Task instructions:
Take the data that follows and retype it word for word.
>> BEGIN Provided data
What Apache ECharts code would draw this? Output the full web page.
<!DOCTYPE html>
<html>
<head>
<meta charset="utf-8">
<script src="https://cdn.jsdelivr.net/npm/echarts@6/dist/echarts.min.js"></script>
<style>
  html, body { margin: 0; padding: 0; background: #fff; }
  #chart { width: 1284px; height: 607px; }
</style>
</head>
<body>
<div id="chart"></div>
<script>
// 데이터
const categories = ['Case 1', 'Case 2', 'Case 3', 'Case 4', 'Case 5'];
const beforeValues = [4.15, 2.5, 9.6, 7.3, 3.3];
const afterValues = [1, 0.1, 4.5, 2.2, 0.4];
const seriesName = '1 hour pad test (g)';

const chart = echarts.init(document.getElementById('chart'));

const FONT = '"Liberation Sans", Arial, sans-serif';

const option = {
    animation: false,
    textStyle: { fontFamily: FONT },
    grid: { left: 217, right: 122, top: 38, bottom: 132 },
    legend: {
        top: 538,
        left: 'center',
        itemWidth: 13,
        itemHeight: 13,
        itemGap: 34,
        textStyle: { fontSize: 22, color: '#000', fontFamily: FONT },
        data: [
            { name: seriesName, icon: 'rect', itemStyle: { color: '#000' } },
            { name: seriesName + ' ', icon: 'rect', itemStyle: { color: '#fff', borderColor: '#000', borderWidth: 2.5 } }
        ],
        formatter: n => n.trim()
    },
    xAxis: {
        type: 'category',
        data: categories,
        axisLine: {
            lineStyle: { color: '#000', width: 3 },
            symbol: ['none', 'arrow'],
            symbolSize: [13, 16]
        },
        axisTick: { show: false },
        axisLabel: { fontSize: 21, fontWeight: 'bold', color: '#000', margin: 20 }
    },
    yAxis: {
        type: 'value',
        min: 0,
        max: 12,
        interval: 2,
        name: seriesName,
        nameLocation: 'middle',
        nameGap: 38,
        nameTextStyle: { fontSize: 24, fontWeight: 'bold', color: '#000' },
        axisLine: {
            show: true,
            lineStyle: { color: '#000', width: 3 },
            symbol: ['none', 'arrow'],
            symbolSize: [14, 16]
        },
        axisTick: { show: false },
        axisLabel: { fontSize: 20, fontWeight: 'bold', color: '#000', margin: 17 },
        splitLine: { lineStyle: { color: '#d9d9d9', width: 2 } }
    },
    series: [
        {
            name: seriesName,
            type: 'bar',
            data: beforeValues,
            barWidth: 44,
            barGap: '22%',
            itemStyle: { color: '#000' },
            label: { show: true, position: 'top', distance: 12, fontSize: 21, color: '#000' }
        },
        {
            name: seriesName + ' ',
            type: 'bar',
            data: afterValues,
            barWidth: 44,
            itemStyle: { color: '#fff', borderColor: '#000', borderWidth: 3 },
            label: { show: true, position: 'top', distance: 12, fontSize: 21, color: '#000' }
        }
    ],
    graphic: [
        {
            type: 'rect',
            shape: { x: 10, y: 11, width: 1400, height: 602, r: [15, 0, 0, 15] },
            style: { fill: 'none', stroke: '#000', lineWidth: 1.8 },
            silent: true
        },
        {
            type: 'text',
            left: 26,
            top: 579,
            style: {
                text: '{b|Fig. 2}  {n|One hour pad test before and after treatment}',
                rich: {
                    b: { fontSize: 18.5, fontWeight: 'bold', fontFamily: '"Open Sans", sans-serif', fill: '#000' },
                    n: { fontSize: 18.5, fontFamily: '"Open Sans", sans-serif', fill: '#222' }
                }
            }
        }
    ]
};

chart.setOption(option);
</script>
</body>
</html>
>> END Provided data
Full answer:
What Apache ECharts code would draw this? Output the full web page.
<!DOCTYPE html>
<html>
<head>
<meta charset="utf-8">
<script src="https://cdn.jsdelivr.net/npm/echarts@6/dist/echarts.min.js"></script>
<style>
  html, body { margin: 0; padding: 0; background: #fff; }
  #chart { width: 1284px; height: 607px; }
</style>
</head>
<body>
<div id="chart"></div>
<script>
// 데이터
const categories = ['Case 1', 'Case 2', 'Case 3', 'Case 4', 'Case 5'];
const beforeValues = [4.15, 2.5, 9.6, 7.3, 3.3];
const afterValues = [1, 0.1, 4.5, 2.2, 0.4];
const seriesName = '1 hour pad test (g)';

const chart = echarts.init(document.getElementById('chart'));

const FONT = '"Liberation Sans", Arial, sans-serif';

const option = {
    animation: false,
    textStyle: { fontFamily: FONT },
    grid: { left: 217, right: 122, top: 38, bottom: 132 },
    legend: {
        top: 538,
        left: 'center',
        itemWidth: 13,
        itemHeight: 13,
        itemGap: 34,
        textStyle: { fontSize: 22, color: '#000', fontFamily: FONT },
        data: [
            { name: seriesName, icon: 'rect', itemStyle: { color: '#000' } },
            { name: seriesName + ' ', icon: 'rect', itemStyle: { color: '#fff', borderColor: '#000', borderWidth: 2.5 } }
        ],
        formatter: n => n.trim()
    },
    xAxis: {
        type: 'category',
        data: categories,
        axisLine: {
            lineStyle: { color: '#000', width: 3 },
            symbol: ['none', 'arrow'],
            symbolSize: [13, 16]
        },
        axisTick: { show: false },
        axisLabel: { fontSize: 21, fontWeight: 'bold', color: '#000', margin: 20 }
    },
    yAxis: {
        type: 'value',
        min: 0,
        max: 12,
        interval: 2,
        name: seriesName,
        nameLocation: 'middle',
        nameGap: 38,
        nameTextStyle: { fontSize: 24, fontWeight: 'bold', color: '#000' },
        axisLine: {
            show: true,
            lineStyle: { color: '#000', width: 3 },
            symbol: ['none', 'arrow'],
            symbolSize: [14, 16]
        },
        axisTick: { show: false },
        axisLabel: { fontSize: 20, fontWeight: 'bold', color: '#000', margin: 17 },
        splitLine: { lineStyle: { color: '#d9d9d9', width: 2 } }
    },
    series: [
        {
            name: seriesName,
            type: 'bar',
            data: beforeValues,
            barWidth: 44,
            barGap: '22%',
            itemStyle: { color: '#000' },
            label: { show: true, position: 'top', distance: 12, fontSize: 21, color: '#000' }
        },
        {
            name: seriesName + ' ',
            type: 'bar',
            data: afterValues,
            barWidth: 44,
            itemStyle: { color: '#fff', borderColor: '#000', borderWidth: 3 },
            label: { show: true, position: 'top', distance: 12, fontSize: 21, color: '#000' }
        }
    ],
    graphic: [
        {
            type: 'rect',
            shape: { x: 10, y: 11, width: 1400, height: 602, r: [15, 0, 0, 15] },
            style: { fill: 'none', stroke: '#000', lineWidth: 1.8 },
            silent: true
        },
        {
            type: 'text',
            left: 26,
            top: 579,
            style: {
                text: '{b|Fig. 2}  {n|One hour pad test before and after treatment}',
                rich: {
                    b: { fontSize: 18.5, fontWeight: 'bold', fontFamily: '"Open Sans", sans-serif', fill: '#000' },
                    n: { fontSize: 18.5, fontFamily: '"Open Sans", sans-serif', fill: '#222' }
                }
            }
        }
    ]
};

chart.setOption(option);
</script>
</body>
</html>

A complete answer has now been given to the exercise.